Right now, JSW Cement’s total grinding capacity stands at 24.1 million tonnes per annum (MTPA). Over the next few years, management plans to nearly double this to 46 MTPA. That signals the company is clearly preparing for aggressive long-term growth.
So, Should Investors Pay Attention?
Even after the recent rally, brokerage firm JM Financial has maintained a target price of ₹155 on the stock, implying possible upside from current levels.
Investor interest around JSW Cement is clearly rising. On INDmoney, investment activity in the stock jumped 60% over the last 30 days, while search interest also increased 12%, showing growing retail attention toward the company.
Still, investors should not ignore the risks.
For the full FY26 year, JSW Cement reported a net loss of ₹798.8 crore. A large part of that came from a non-cash accounting adjustment linked to preference share conversion before the IPO. If adjusted for that, the company would have reported a profit of around ₹667.6 crore.

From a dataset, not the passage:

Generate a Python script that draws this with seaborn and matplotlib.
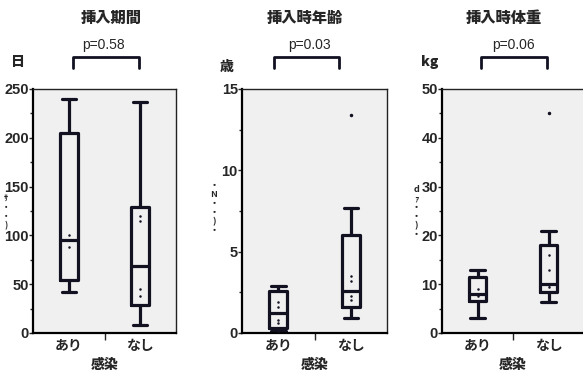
import numpy as np
import pandas as pd
import seaborn as sns
import matplotlib.pyplot as plt
from matplotlib.lines import Line2D

# groups
groups = ["あり", "なし"]

# 挿入期間 (日)
kikan_ari = [42, 50, 54, 88, 95, 100, 205, 220, 240]
kikan_nashi = [8, 15, 25, 29, 38, 45, 69, 115, 120, 129, 150, 200, 237]
# 挿入時年齢 (歳)
nenrei_ari = [0.1, 0.15, 0.2, 0.3, 0.6, 0.8, 1.2, 1.6, 1.9, 2.6, 2.7, 2.8, 2.9]
nenrei_nashi = [0.9, 1.2, 1.4, 1.6, 2.0, 2.3, 2.6, 3.2, 3.5, 6.0, 6.5, 7.7, 13.4]
# 挿入時体重 (kg)
taiju_ari = [3, 5, 6.5, 7.5, 8, 9, 11.5, 12, 13]
taiju_nashi = [6.3, 7, 8, 8.5, 9.5, 9.8, 10, 13, 16, 18, 19, 21, 45]

titles = ["挿入期間", "挿入時年齢", "挿入時体重"]
pvals = ["p=0.58", "p=0.03", "p=0.06"]
units = ["日", "歳", "kg"]
ymax = [250, 15, 50]
ystep = [50, 5, 10]
garbled = ["ｻ\n・\n・\n)", "・\nN\n・\n・\n)\n・", "d\nｧ\n・\n・\n)\n・"]

def long_df(a, b):
    return pd.DataFrame({"感染": [groups[0]] * len(a) + [groups[1]] * len(b),
                         "value": list(a) + list(b)})

data = [long_df(kikan_ari, kikan_nashi),
        long_df(nenrei_ari, nenrei_nashi),
        long_df(taiju_ari, taiju_nashi)]

sns.set_style("white")
plt.rcParams["font.family"] = ["Liberation Sans", "Noto Sans CJK JP"]
jp = ["Noto Sans CJK JP", "DejaVu Sans"]

W, H = 583, 372
fig = plt.figure(figsize=(W / 100, H / 100), dpi=100)

def px(x, y):
    return x / W, 1 - y / H

axes_px = [(33, 176), (242, 387), (442, 584)]
top, bottom = 89, 333
dark = "#111122"

for i, df in enumerate(data):
    l, r = axes_px[i]
    ax = fig.add_axes([l / W, 1 - bottom / H, (r - l) / W, (bottom - top) / H])
    ax.set_facecolor("#f0f0f0")
    sns.boxplot(data=df, x="感染", y="value", order=groups, ax=ax, width=0.25,
                fill=False, color=dark, linewidth=2.3, whis=1.5,
                flierprops=dict(marker=".", markersize=3, markerfacecolor=dark,
                                markeredgecolor=dark))
    # widen caps like the original
    for ln in ax.lines:
        xd, yd = np.asarray(ln.get_xdata(), float), np.asarray(ln.get_ydata(), float)
        if len(xd) == 2 and yd[0] == yd[1] and abs(abs(xd[1] - xd[0]) - 0.125) < 1e-6:
            c = xd.mean()
            ln.set_xdata([c - 0.1, c + 0.1])
    sns.stripplot(data=df[df["value"] < ymax[i] * 0.8], x="感染", y="value",
                  order=groups, ax=ax, jitter=False, size=1.8, color=dark)
    ax.set_xlim(-0.5, 1.5)
    ax.set_ylim(0, ymax[i])
    ax.set_yticks(np.arange(0, ymax[i] + 0.01, ystep[i]))
    ax.set_yticks(np.arange(ystep[i] / 2, ymax[i], ystep[i]), minor=True)
    ax.set_yticklabels([f"{v:g}" for v in np.arange(0, ymax[i] + 0.01, ystep[i])],
                       fontsize=10.5, fontweight="bold")
    ax.tick_params(axis="y", which="major", length=3, width=1, pad=0, direction="out", left=True)
    ax.tick_params(axis="y", which="minor", length=2.5, width=1, direction="out", left=True)
    ax.set_xticks([0, 1])
    ax.set_xticklabels(groups, family=jp, fontsize=10, fontweight="bold")
    ax.set_xticks([0.5], minor=True)
    ax.tick_params(axis="x", which="major", length=0, pad=4)
    ax.tick_params(axis="x", which="minor", length=5, width=1, direction="out", bottom=True)
    ax.set_xlabel("感染", family=jp, fontsize=10, fontweight="black", labelpad=4)
    ax.set_ylabel("")
    for s in ["left", "bottom"]:
        ax.spines[s].set_color("black")
        ax.spines[s].set_linewidth(1.6)
    for s in ["top", "right"]:
        ax.spines[s].set_color("#222222")
        ax.spines[s].set_linewidth(1.0)

# titles, p-values, brackets, units
title_x = [111, 305, 504]
p_x = [103, 309, 513]
br = [(73, 139), (274, 339), (481, 547)]
unit_pos = [(18, 62), (227, 67), (430, 62)]
garb_pos = [(6, 212), (214, 208), (416, 212)]
for i in range(3):
    fig.text(*px(title_x[i], 18), titles[i], family=jp, fontsize=11,
             fontweight="black", ha="center", va="center")
    fig.text(*px(p_x[i], 45), pvals[i], fontsize=10, ha="center", va="center")
    x0, x1 = br[i]
    xs = [x0 / W, x0 / W, x1 / W, x1 / W]
    ys = [1 - 68 / H, 1 - 57 / H, 1 - 57 / H, 1 - 68 / H]
    fig.add_artist(Line2D(xs, ys, color=dark, lw=2.0, transform=fig.transFigure))
    fig.text(*px(*unit_pos[i]), units[i], family=jp, fontsize=10,
             fontweight="black", ha="center", va="center")
    fig.text(*px(*garb_pos[i]), garbled[i], family=jp, fontsize=6.5 if i else 6,
             fontweight="bold", ha="center", va="center", linespacing=1.0)

fig.savefig("out.png", dpi=100)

The company also has net debt, which simply means it still owes ₹3,635 crore after adjusting for the cash it has. On top of that, the Rajasthan expansion means spending will likely stay high for some time.
But despite those concerns, the core business strength is clearly visible.
JSW Cement is not outperforming just because cement prices improved for one quarter. It is outperforming because its connection with JSW Steel gives it access to cheaper raw materials that most competitors simply cannot replicate easily. That is not a temporary advantage. It is a structural one.
Going forward, investors should mainly track two things:
- Global coal and pet coke prices, because rising fuel costs hurt competitors more than JSW Cement.
- Overall utilization for FY26 was around 57.9% on the expanded capacity base. With Nagaur contributing for a full year in FY27, even a moderate ramp-up in the North could push utilization higher and significantly improve unit economics.
That is where the next phase of the story may actually begin.